**PROBLEM STATEMENT**
Restate all the material verbatim, except for the pictures.

--- Start RECORDED INFORMATION ---

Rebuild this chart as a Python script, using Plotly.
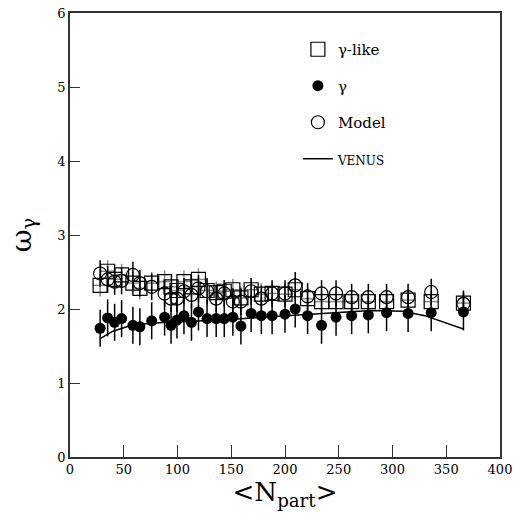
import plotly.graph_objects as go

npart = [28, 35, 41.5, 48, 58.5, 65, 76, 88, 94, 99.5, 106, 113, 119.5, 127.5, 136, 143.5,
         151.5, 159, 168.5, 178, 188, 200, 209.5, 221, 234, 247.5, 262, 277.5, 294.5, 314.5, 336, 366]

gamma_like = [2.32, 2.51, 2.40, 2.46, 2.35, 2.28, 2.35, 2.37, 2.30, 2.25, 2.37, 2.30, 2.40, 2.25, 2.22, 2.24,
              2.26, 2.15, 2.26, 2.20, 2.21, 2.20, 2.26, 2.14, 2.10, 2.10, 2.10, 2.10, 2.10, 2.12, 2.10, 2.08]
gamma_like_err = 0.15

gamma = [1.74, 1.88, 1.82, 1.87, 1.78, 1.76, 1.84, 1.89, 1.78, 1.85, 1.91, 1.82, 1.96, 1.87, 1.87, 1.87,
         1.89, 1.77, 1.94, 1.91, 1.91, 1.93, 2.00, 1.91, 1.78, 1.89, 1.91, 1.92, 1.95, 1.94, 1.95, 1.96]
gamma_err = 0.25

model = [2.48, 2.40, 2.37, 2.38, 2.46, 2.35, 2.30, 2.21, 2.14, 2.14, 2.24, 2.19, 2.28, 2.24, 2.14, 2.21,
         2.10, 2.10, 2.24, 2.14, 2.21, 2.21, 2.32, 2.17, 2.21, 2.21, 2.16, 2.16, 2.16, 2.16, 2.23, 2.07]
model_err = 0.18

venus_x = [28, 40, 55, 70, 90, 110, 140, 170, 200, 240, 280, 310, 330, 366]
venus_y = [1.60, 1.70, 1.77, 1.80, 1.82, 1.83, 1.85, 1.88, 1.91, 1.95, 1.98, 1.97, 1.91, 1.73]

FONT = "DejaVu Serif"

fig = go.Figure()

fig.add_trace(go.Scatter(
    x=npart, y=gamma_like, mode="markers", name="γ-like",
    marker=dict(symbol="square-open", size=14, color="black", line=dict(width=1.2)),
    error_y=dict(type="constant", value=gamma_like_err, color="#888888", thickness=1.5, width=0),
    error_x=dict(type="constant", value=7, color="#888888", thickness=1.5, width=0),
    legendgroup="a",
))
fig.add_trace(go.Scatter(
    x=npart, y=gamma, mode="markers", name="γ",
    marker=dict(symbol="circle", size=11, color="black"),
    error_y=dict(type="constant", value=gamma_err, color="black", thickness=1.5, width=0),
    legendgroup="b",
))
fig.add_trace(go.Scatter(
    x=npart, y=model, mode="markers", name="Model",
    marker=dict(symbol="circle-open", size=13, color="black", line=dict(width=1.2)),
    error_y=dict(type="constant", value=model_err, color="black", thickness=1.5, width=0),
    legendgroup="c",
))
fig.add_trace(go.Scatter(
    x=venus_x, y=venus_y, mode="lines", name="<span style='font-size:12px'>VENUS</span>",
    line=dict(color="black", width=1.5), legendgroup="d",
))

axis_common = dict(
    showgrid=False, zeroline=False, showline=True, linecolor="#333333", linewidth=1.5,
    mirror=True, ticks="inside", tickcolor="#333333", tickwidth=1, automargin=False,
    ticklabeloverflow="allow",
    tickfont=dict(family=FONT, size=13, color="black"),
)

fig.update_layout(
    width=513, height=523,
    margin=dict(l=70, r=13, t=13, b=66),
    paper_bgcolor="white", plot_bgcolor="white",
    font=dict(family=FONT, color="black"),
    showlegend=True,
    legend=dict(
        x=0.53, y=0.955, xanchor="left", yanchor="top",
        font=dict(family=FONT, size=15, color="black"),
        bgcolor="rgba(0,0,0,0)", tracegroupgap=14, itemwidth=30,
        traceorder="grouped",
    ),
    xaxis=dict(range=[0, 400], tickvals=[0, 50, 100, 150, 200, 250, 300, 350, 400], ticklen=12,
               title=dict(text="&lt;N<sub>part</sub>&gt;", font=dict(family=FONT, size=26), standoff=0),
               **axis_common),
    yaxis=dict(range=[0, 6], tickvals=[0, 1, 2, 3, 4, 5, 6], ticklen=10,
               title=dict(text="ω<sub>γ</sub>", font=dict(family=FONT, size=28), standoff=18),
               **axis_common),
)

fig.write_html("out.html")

--- End RECORDED INFORMATION ---

**WRITTEN RESPONSE**
Rebuild this chart as a Python script, using Plotly.
import plotly.graph_objects as go

npart = [28, 35, 41.5, 48, 58.5, 65, 76, 88, 94, 99.5, 106, 113, 119.5, 127.5, 136, 143.5,
         151.5, 159, 168.5, 178, 188, 200, 209.5, 221, 234, 247.5, 262, 277.5, 294.5, 314.5, 336, 366]

gamma_like = [2.32, 2.51, 2.40, 2.46, 2.35, 2.28, 2.35, 2.37, 2.30, 2.25, 2.37, 2.30, 2.40, 2.25, 2.22, 2.24,
              2.26, 2.15, 2.26, 2.20, 2.21, 2.20, 2.26, 2.14, 2.10, 2.10, 2.10, 2.10, 2.10, 2.12, 2.10, 2.08]
gamma_like_err = 0.15

gamma = [1.74, 1.88, 1.82, 1.87, 1.78, 1.76, 1.84, 1.89, 1.78, 1.85, 1.91, 1.82, 1.96, 1.87, 1.87, 1.87,
         1.89, 1.77, 1.94, 1.91, 1.91, 1.93, 2.00, 1.91, 1.78, 1.89, 1.91, 1.92, 1.95, 1.94, 1.95, 1.96]
gamma_err = 0.25

model = [2.48, 2.40, 2.37, 2.38, 2.46, 2.35, 2.30, 2.21, 2.14, 2.14, 2.24, 2.19, 2.28, 2.24, 2.14, 2.21,
         2.10, 2.10, 2.24, 2.14, 2.21, 2.21, 2.32, 2.17, 2.21, 2.21, 2.16, 2.16, 2.16, 2.16, 2.23, 2.07]
model_err = 0.18

venus_x = [28, 40, 55, 70, 90, 110, 140, 170, 200, 240, 280, 310, 330, 366]
venus_y = [1.60, 1.70, 1.77, 1.80, 1.82, 1.83, 1.85, 1.88, 1.91, 1.95, 1.98, 1.97, 1.91, 1.73]

FONT = "DejaVu Serif"

fig = go.Figure()

fig.add_trace(go.Scatter(
    x=npart, y=gamma_like, mode="markers", name="γ-like",
    marker=dict(symbol="square-open", size=14, color="black", line=dict(width=1.2)),
    error_y=dict(type="constant", value=gamma_like_err, color="#888888", thickness=1.5, width=0),
    error_x=dict(type="constant", value=7, color="#888888", thickness=1.5, width=0),
    legendgroup="a",
))
fig.add_trace(go.Scatter(
    x=npart, y=gamma, mode="markers", name="γ",
    marker=dict(symbol="circle", size=11, color="black"),
    error_y=dict(type="constant", value=gamma_err, color="black", thickness=1.5, width=0),
    legendgroup="b",
))
fig.add_trace(go.Scatter(
    x=npart, y=model, mode="markers", name="Model",
    marker=dict(symbol="circle-open", size=13, color="black", line=dict(width=1.2)),
    error_y=dict(type="constant", value=model_err, color="black", thickness=1.5, width=0),
    legendgroup="c",
))
fig.add_trace(go.Scatter(
    x=venus_x, y=venus_y, mode="lines", name="<span style='font-size:12px'>VENUS</span>",
    line=dict(color="black", width=1.5), legendgroup="d",
))

axis_common = dict(
    showgrid=False, zeroline=False, showline=True, linecolor="#333333", linewidth=1.5,
    mirror=True, ticks="inside", tickcolor="#333333", tickwidth=1, automargin=False,
    ticklabeloverflow="allow",
    tickfont=dict(family=FONT, size=13, color="black"),
)

fig.update_layout(
    width=513, height=523,
    margin=dict(l=70, r=13, t=13, b=66),
    paper_bgcolor="white", plot_bgcolor="white",
    font=dict(family=FONT, color="black"),
    showlegend=True,
    legend=dict(
        x=0.53, y=0.955, xanchor="left", yanchor="top",
        font=dict(family=FONT, size=15, color="black"),
        bgcolor="rgba(0,0,0,0)", tracegroupgap=14, itemwidth=30,
        traceorder="grouped",
    ),
    xaxis=dict(range=[0, 400], tickvals=[0, 50, 100, 150, 200, 250, 300, 350, 400], ticklen=12,
               title=dict(text="&lt;N<sub>part</sub>&gt;", font=dict(family=FONT, size=26), standoff=0),
               **axis_common),
    yaxis=dict(range=[0, 6], tickvals=[0, 1, 2, 3, 4, 5, 6], ticklen=10,
               title=dict(text="ω<sub>γ</sub>", font=dict(family=FONT, size=28), standoff=18),
               **axis_common),
)

fig.write_html("out.html")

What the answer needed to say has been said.